PPP stars Jimmy Tsai as C-Dub Wang, a wannabe basketball player with no real job or responsibilities and lives with his parents. His entire family, including his doctor brother, are all really into ping pong. His dad runs an equipment store, his mom teaches children’s ping pong at the community center, and his brother is a local champion player. When C-Dub’s mom and brother get injured, C-Dub has to fill in to teach the kids and defend his family’s title from the “foreigners” who are threatening to take all the community center’s students for their own ping pong school.

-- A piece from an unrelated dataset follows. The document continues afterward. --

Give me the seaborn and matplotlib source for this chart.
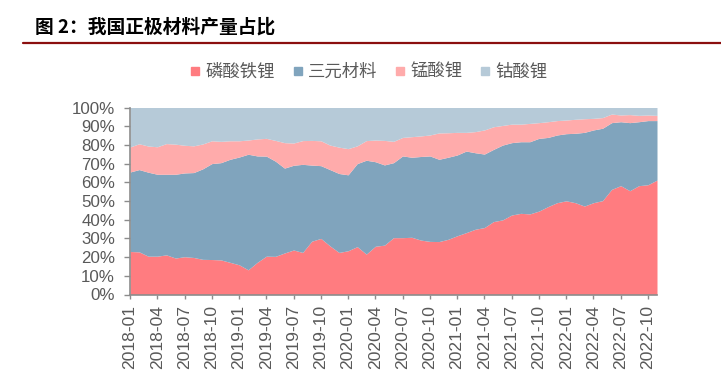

The film has a lot of humor, culture references, and a not-half-bad soundtrack. It also has some super cute kids attempting to play ping pong. But the film also has a message of responsibility, working for what you want, and how sometimes what you think you’re meant to do isn’t meant to be. C-Dub is always talking about basketball, even in his interview that the film continuously cuts to, but in the end says he’s a ping pong player. He ends up winning the championship, which in turn gets the community to shop at the store and take lessons. C-Dub continues to teach the ping pong classes, which are completely full. He also takes on more family responsibilities.

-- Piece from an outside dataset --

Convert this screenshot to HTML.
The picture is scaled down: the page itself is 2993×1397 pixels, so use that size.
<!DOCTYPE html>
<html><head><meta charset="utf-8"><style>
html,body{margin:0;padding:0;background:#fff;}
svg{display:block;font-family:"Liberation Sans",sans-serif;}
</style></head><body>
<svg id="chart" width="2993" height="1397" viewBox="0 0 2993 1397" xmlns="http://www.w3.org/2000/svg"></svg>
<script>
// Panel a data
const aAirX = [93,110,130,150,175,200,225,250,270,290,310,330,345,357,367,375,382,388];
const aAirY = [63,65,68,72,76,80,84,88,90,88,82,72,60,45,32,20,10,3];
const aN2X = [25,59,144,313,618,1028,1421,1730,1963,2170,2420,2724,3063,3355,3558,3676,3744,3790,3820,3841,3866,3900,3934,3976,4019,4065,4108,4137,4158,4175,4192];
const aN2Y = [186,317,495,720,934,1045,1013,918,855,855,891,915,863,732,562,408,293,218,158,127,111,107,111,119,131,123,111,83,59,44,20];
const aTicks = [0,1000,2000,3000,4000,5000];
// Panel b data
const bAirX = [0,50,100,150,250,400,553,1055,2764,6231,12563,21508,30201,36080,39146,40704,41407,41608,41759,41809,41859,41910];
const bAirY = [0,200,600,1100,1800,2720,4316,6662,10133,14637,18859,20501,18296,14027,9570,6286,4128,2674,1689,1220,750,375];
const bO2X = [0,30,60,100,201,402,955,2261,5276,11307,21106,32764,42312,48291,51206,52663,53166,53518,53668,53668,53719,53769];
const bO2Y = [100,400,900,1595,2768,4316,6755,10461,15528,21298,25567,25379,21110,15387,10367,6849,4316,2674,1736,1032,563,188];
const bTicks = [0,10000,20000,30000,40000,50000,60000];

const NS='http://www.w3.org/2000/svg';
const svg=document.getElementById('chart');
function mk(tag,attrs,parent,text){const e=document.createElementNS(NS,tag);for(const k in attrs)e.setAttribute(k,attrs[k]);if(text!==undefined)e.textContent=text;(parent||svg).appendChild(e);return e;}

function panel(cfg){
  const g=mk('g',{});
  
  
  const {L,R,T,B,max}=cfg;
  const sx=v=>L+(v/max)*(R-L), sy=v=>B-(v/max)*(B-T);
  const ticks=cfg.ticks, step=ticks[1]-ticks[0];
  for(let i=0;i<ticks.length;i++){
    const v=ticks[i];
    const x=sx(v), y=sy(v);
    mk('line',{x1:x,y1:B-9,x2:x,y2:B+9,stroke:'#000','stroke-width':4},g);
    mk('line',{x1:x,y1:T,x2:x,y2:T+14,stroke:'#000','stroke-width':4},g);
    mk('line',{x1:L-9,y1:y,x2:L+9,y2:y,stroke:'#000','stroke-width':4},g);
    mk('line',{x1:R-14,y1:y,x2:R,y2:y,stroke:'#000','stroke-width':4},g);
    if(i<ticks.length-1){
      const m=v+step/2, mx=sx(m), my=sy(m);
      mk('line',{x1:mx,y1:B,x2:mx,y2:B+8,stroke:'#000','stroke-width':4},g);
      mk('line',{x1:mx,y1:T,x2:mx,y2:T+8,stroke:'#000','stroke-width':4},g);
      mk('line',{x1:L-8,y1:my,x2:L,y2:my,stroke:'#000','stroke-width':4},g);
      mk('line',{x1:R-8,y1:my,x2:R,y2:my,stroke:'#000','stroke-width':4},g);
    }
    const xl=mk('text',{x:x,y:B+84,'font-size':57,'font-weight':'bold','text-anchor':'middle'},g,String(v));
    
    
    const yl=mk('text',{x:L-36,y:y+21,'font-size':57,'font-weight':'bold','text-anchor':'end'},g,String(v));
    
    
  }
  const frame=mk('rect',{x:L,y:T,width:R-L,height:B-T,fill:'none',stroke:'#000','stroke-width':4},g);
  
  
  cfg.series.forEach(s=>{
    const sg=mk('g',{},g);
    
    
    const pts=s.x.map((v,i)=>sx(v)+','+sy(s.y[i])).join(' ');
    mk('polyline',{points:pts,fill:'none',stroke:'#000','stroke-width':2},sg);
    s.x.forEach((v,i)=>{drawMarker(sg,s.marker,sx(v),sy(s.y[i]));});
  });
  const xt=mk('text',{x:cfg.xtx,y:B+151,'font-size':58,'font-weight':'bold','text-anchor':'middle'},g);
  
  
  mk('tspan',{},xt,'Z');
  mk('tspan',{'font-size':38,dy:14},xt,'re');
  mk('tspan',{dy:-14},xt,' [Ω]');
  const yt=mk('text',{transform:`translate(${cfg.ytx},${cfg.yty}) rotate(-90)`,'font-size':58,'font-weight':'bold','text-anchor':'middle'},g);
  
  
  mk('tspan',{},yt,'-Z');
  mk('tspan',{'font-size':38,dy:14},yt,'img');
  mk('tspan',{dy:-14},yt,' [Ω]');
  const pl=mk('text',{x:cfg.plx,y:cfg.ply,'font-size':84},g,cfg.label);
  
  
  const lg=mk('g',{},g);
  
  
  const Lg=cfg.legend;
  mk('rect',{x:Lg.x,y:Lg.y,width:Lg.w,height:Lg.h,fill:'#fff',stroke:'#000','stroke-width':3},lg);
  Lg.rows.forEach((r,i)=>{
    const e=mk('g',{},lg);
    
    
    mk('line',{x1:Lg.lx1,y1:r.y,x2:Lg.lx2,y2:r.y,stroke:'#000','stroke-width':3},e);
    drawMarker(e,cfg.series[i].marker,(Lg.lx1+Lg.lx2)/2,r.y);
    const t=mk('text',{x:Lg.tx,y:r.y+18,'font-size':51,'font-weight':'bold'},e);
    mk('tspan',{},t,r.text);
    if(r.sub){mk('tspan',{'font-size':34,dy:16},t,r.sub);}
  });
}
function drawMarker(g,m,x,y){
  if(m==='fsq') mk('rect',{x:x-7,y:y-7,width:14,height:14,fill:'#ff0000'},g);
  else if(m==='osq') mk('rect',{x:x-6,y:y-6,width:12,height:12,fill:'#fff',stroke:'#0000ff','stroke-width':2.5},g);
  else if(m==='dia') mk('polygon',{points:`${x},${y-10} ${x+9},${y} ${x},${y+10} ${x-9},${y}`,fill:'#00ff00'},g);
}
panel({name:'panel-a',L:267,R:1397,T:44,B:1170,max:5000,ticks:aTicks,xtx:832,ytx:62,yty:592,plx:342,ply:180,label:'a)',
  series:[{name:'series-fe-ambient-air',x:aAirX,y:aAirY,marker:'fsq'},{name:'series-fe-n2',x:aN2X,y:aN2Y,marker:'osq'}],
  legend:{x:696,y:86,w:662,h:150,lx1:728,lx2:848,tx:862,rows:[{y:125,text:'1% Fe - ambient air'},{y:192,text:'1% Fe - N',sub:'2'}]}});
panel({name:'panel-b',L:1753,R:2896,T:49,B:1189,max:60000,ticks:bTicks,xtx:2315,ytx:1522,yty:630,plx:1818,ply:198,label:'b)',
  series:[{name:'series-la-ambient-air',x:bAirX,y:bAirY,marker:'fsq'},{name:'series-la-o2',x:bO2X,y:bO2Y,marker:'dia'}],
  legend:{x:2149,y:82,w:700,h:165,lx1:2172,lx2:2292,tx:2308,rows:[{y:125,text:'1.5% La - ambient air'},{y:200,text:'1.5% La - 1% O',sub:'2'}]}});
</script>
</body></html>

Does it deserve to stay on this list?
It’s interesting to watch this film knowing how Jessica works and her thought processes. I should have known better than to think that this film would be one of those comedies that’s all humor and nothing else. It was also refreshing to see a comedy from the perspective of Asian Americans and wasn’t a “Rush Hour” movie (which I always think of when it comes to Asians and humor). I liked this film; I don’t think it was something that will stay with me as years go by (like “Rush Hour”), but it was entertaining, funny, and well-made. I was hesitant to include this film on the list, but I’m glad that I did and gave it a chance.